Investors applauded the move, sending Kellwood shares up $1.29 or 4.3 percent to close at $31.07 in New York Stock Exchange trading Thursday. Kasper shares, facing the likelihood of extinguishment after the firm’s assets are sold, lost more than half their value, closing at $1.40 in over-the-counter trading.
Apart from the changes of president and ceo of Kasper, the company said in a statement that the remainder of the management team is intended to remain in place under a Kellwood acquisition.
“The employees of Kasper have done an excellent job of revitalizing the company and returning it to profitability,” said Idol, in the release, adding that the Kasper division would report directly to Ruzow. “Kellwood, with its strong balance sheet, worldwide sourcing network, extensive customer base and excellent merchandising capabilities, will allow Kasper to achieve its next level of growth.”
Reports over the past several months that Idol has been considered for a number of top positions, including the vacant ceo spot at Michael Kors, which was recently acquired by Stroll and Chou, and also opportunities at Tommy Hilfiger Inc., have contributed internally to an air of uncertainty at Kasper.

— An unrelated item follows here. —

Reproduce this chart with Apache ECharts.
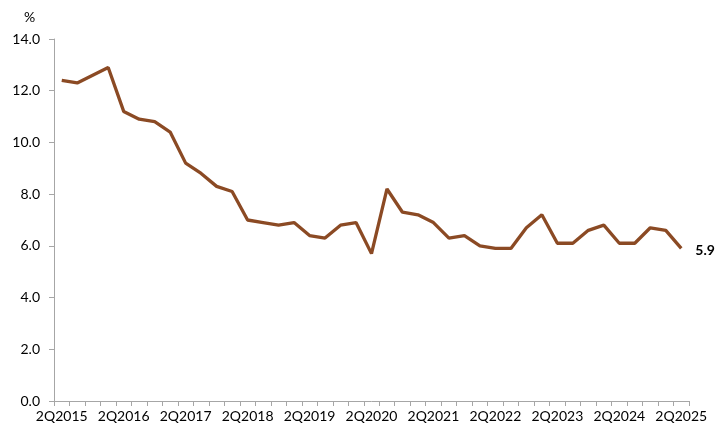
<!DOCTYPE html>
<html>
<head>
<meta charset="utf-8">
<script src="https://cdn.jsdelivr.net/npm/echarts@6/dist/echarts.min.js"></script>
<style>
  html, body { margin: 0; padding: 0; background: #fff; }
  #chart { width: 715px; height: 430px; }
</style>
</head>
<body>
<div id="chart"></div>
<script>
// Quarterly periods, 2Q2015 through 2Q2025
const quarters = [
  '2Q2015','3Q2015','4Q2015','1Q2016','2Q2016','3Q2016','4Q2016','1Q2017',
  '2Q2017','3Q2017','4Q2017','1Q2018','2Q2018','3Q2018','4Q2018','1Q2019',
  '2Q2019','3Q2019','4Q2019','1Q2020','2Q2020','3Q2020','4Q2020','1Q2021',
  '2Q2021','3Q2021','4Q2021','1Q2022','2Q2022','3Q2022','4Q2022','1Q2023',
  '2Q2023','3Q2023','4Q2023','1Q2024','2Q2024','3Q2024','4Q2024','1Q2025',
  '2Q2025'
];

// Rate, percent
const rate = [
  12.4, 12.3, 12.6, 12.9, 11.2, 10.9, 10.8, 10.4,
  9.2, 8.8, 8.3, 8.1, 7.0, 6.9, 6.8, 6.9,
  6.4, 6.3, 6.8, 6.9, 5.7, 8.2, 7.3, 7.2,
  6.9, 6.3, 6.4, 6.0, 5.9, 5.9, 6.7, 7.2,
  6.1, 6.1, 6.6, 6.8, 6.1, 6.1, 6.7, 6.6,
  5.9
];

const yTicks = { min: 0, max: 14, step: 2 };

const font = 'Lato, "Open Sans", sans-serif';
const axisGrey = '#a6a6a6';
const lineColor = '#8b4a24';

const chart = echarts.init(document.getElementById('chart'), null, { renderer: 'canvas' });

chart.setOption({
  animation: false,
  backgroundColor: '#ffffff',
  grid: { left: 54, right: 26, top: 39, bottom: 29, containLabel: false },
  graphic: [{
    type: 'text',
    left: 24,
    top: 10,
    style: { text: '%', font: '14px ' + font, fill: '#000' }
  }],
  xAxis: {
    type: 'category',
    data: quarters,
    boundaryGap: true,
    axisLine: { lineStyle: { color: axisGrey, width: 1 } },
    axisTick: { show: true, interval: 0, length: 5, lineStyle: { color: axisGrey } },
    axisLabel: {
      interval: 3,
      color: '#000',
      fontFamily: font,
      fontSize: 14,
      margin: 8
    },
    splitLine: { show: false }
  },
  yAxis: {
    type: 'value',
    min: yTicks.min,
    max: yTicks.max,
    interval: yTicks.step,
    axisLine: { show: true, lineStyle: { color: axisGrey, width: 1 } },
    axisTick: { show: true, length: 5, lineStyle: { color: axisGrey } },
    axisLabel: {
      color: '#000',
      fontFamily: font,
      fontSize: 14,
      margin: 14,
      formatter: v => v.toFixed(1)
    },
    splitLine: { show: false }
  },
  series: [{
    type: 'line',
    data: rate,
    symbol: 'none',
    lineStyle: { color: lineColor, width: 3.3 },
    itemStyle: { color: lineColor },
    endLabel: {
      show: true,
      formatter: p => Number(p.value).toFixed(1),
      color: '#000',
      fontFamily: font,
      fontSize: 14,
      fontWeight: 'bold',
      distance: 14,
      offset: [0, 2]
    }
  }]
});
</script>
</body>
</html>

Charles Nolan, the designer who helped revive the Anne Klein collection with well-received runway shows, left abruptly in April, adding to the confusion.
Idol is well protected, either way, considering his employment contract calls for a lump-sum payment in the event of an emergence from Chapter 11, a sale to another firm or termination or employment for any number of reasons. Kellwood, too, appears to be protected in the case another company is ultimately successful in acquiring Kasper.
Karen Goodman, a director of Financo, said it is customary for there to be bid protections in place for the buyer of a company out of bankruptcy. Sources said in this case, if someone comes in with a higher bid, they would have to pay Kellwood a break-up fee of $4 million.